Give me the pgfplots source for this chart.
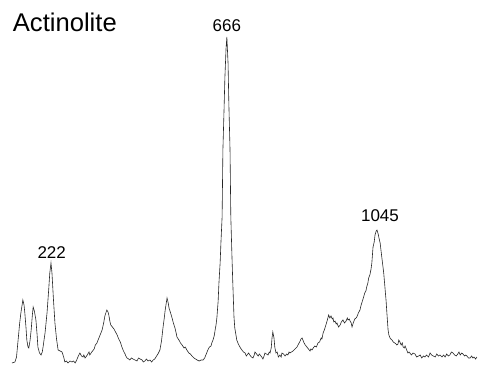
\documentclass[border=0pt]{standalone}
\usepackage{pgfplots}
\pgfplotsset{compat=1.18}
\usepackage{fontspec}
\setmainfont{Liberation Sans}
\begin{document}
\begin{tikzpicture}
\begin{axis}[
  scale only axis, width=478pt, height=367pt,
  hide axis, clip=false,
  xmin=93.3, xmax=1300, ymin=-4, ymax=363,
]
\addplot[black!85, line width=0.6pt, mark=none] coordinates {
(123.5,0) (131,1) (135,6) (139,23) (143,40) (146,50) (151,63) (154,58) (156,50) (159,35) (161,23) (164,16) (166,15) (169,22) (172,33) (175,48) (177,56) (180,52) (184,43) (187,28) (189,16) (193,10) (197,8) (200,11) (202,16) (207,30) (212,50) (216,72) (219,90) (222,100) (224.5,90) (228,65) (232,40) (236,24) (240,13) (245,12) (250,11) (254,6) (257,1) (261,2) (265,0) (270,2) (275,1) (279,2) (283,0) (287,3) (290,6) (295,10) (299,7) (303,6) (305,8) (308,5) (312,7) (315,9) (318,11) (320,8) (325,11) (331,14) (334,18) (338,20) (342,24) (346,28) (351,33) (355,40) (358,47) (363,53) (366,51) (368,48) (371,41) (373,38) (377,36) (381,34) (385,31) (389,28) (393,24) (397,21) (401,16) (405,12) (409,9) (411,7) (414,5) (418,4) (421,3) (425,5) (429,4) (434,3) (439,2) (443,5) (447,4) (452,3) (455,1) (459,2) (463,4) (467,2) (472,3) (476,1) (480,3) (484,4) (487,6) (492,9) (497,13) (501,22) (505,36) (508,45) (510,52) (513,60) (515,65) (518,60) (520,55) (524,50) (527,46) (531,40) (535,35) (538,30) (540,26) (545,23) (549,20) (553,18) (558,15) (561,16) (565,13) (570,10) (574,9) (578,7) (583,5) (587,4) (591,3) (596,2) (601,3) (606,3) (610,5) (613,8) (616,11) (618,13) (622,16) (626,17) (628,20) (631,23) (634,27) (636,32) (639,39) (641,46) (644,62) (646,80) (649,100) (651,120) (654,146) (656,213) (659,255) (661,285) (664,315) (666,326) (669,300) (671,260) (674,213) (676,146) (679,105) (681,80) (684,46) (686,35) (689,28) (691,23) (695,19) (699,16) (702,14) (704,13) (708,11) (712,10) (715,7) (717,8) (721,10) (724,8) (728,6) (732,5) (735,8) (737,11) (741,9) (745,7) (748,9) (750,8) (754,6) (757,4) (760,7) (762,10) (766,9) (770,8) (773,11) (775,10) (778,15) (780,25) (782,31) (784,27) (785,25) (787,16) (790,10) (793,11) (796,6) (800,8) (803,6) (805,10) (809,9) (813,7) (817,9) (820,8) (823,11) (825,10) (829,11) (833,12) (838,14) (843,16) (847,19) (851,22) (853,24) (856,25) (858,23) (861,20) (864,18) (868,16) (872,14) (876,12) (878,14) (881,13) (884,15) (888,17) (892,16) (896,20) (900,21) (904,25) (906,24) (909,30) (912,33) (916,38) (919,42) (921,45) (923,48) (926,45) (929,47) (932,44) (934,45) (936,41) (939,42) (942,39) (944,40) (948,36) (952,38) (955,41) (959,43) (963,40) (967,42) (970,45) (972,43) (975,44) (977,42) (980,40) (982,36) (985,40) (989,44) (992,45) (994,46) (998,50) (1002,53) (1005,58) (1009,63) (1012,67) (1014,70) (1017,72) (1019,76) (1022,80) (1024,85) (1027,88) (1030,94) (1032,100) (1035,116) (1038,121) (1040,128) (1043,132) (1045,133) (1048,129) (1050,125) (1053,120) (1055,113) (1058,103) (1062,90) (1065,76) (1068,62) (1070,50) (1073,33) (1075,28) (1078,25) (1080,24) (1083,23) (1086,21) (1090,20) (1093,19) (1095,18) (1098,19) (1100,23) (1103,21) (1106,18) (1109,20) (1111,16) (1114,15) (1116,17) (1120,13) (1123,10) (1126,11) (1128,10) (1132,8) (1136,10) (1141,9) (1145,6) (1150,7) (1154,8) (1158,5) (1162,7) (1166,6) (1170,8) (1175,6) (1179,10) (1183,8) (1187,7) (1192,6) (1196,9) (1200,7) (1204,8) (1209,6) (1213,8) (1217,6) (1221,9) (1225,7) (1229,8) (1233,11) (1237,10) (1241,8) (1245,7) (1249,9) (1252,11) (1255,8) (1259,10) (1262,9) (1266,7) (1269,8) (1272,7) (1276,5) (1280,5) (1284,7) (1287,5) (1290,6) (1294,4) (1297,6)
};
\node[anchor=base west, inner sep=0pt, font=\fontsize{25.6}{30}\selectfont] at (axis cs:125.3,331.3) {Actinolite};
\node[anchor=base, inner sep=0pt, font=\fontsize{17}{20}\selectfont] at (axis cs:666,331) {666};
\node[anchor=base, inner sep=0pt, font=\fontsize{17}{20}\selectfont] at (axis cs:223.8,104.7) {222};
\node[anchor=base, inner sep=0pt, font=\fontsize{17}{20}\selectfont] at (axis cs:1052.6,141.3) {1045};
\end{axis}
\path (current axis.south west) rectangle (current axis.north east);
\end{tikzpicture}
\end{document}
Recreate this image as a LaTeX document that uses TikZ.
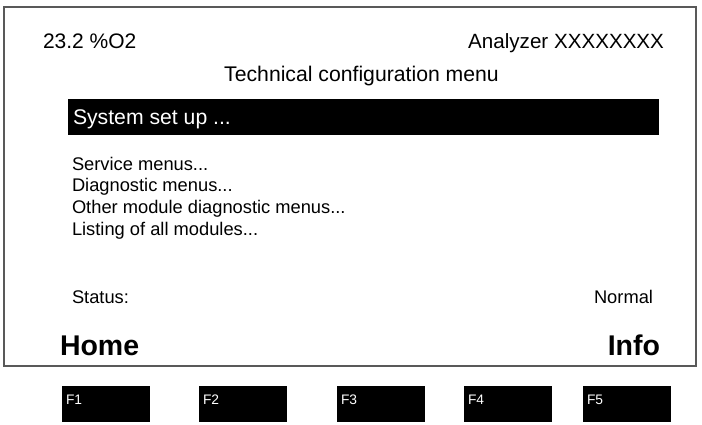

--- --- ---

Except for the pictures, copy every line of the records above exactly.

Give me the pgfplots source for this chart.
\documentclass[border=0pt]{standalone}
\usepackage{pgfplots}
\pgfplotsset{compat=1.18}
\usepackage{fontspec}
\setmainfont{Liberation Sans}
\begin{document}
\begin{tikzpicture}
\begin{axis}[
  scale only axis, width=478pt, height=367pt,
  hide axis, clip=false,
  xmin=93.3, xmax=1300, ymin=-4, ymax=363,
]
\addplot[black!85, line width=0.6pt, mark=none] coordinates {
(123.5,0) (131,1) (135,6) (139,23) (143,40) (146,50) (151,63) (154,58) (156,50) (159,35) (161,23) (164,16) (166,15) (169,22) (172,33) (175,48) (177,56) (180,52) (184,43) (187,28) (189,16) (193,10) (197,8) (200,11) (202,16) (207,30) (212,50) (216,72) (219,90) (222,100) (224.5,90) (228,65) (232,40) (236,24) (240,13) (245,12) (250,11) (254,6) (257,1) (261,2) (265,0) (270,2) (275,1) (279,2) (283,0) (287,3) (290,6) (295,10) (299,7) (303,6) (305,8) (308,5) (312,7) (315,9) (318,11) (320,8) (325,11) (331,14) (334,18) (338,20) (342,24) (346,28) (351,33) (355,40) (358,47) (363,53) (366,51) (368,48) (371,41) (373,38) (377,36) (381,34) (385,31) (389,28) (393,24) (397,21) (401,16) (405,12) (409,9) (411,7) (414,5) (418,4) (421,3) (425,5) (429,4) (434,3) (439,2) (443,5) (447,4) (452,3) (455,1) (459,2) (463,4) (467,2) (472,3) (476,1) (480,3) (484,4) (487,6) (492,9) (497,13) (501,22) (505,36) (508,45) (510,52) (513,60) (515,65) (518,60) (520,55) (524,50) (527,46) (531,40) (535,35) (538,30) (540,26) (545,23) (549,20) (553,18) (558,15) (561,16) (565,13) (570,10) (574,9) (578,7) (583,5) (587,4) (591,3) (596,2) (601,3) (606,3) (610,5) (613,8) (616,11) (618,13) (622,16) (626,17) (628,20) (631,23) (634,27) (636,32) (639,39) (641,46) (644,62) (646,80) (649,100) (651,120) (654,146) (656,213) (659,255) (661,285) (664,315) (666,326) (669,300) (671,260) (674,213) (676,146) (679,105) (681,80) (684,46) (686,35) (689,28) (691,23) (695,19) (699,16) (702,14) (704,13) (708,11) (712,10) (715,7) (717,8) (721,10) (724,8) (728,6) (732,5) (735,8) (737,11) (741,9) (745,7) (748,9) (750,8) (754,6) (757,4) (760,7) (762,10) (766,9) (770,8) (773,11) (775,10) (778,15) (780,25) (782,31) (784,27) (785,25) (787,16) (790,10) (793,11) (796,6) (800,8) (803,6) (805,10) (809,9) (813,7) (817,9) (820,8) (823,11) (825,10) (829,11) (833,12) (838,14) (843,16) (847,19) (851,22) (853,24) (856,25) (858,23) (861,20) (864,18) (868,16) (872,14) (876,12) (878,14) (881,13) (884,15) (888,17) (892,16) (896,20) (900,21) (904,25) (906,24) (909,30) (912,33) (916,38) (919,42) (921,45) (923,48) (926,45) (929,47) (932,44) (934,45) (936,41) (939,42) (942,39) (944,40) (948,36) (952,38) (955,41) (959,43) (963,40) (967,42) (970,45) (972,43) (975,44) (977,42) (980,40) (982,36) (985,40) (989,44) (992,45) (994,46) (998,50) (1002,53) (1005,58) (1009,63) (1012,67) (1014,70) (1017,72) (1019,76) (1022,80) (1024,85) (1027,88) (1030,94) (1032,100) (1035,116) (1038,121) (1040,128) (1043,132) (1045,133) (1048,129) (1050,125) (1053,120) (1055,113) (1058,103) (1062,90) (1065,76) (1068,62) (1070,50) (1073,33) (1075,28) (1078,25) (1080,24) (1083,23) (1086,21) (1090,20) (1093,19) (1095,18) (1098,19) (1100,23) (1103,21) (1106,18) (1109,20) (1111,16) (1114,15) (1116,17) (1120,13) (1123,10) (1126,11) (1128,10) (1132,8) (1136,10) (1141,9) (1145,6) (1150,7) (1154,8) (1158,5) (1162,7) (1166,6) (1170,8) (1175,6) (1179,10) (1183,8) (1187,7) (1192,6) (1196,9) (1200,7) (1204,8) (1209,6) (1213,8) (1217,6) (1221,9) (1225,7) (1229,8) (1233,11) (1237,10) (1241,8) (1245,7) (1249,9) (1252,11) (1255,8) (1259,10) (1262,9) (1266,7) (1269,8) (1272,7) (1276,5) (1280,5) (1284,7) (1287,5) (1290,6) (1294,4) (1297,6)
};
\node[anchor=base west, inner sep=0pt, font=\fontsize{25.6}{30}\selectfont] at (axis cs:125.3,331.3) {Actinolite};
\node[anchor=base, inner sep=0pt, font=\fontsize{17}{20}\selectfont] at (axis cs:666,331) {666};
\node[anchor=base, inner sep=0pt, font=\fontsize{17}{20}\selectfont] at (axis cs:223.8,104.7) {222};
\node[anchor=base, inner sep=0pt, font=\fontsize{17}{20}\selectfont] at (axis cs:1052.6,141.3) {1045};
\end{axis}
\path (current axis.south west) rectangle (current axis.north east);
\end{tikzpicture}
\end{document}
Recreate this image as a LaTeX document that uses TikZ.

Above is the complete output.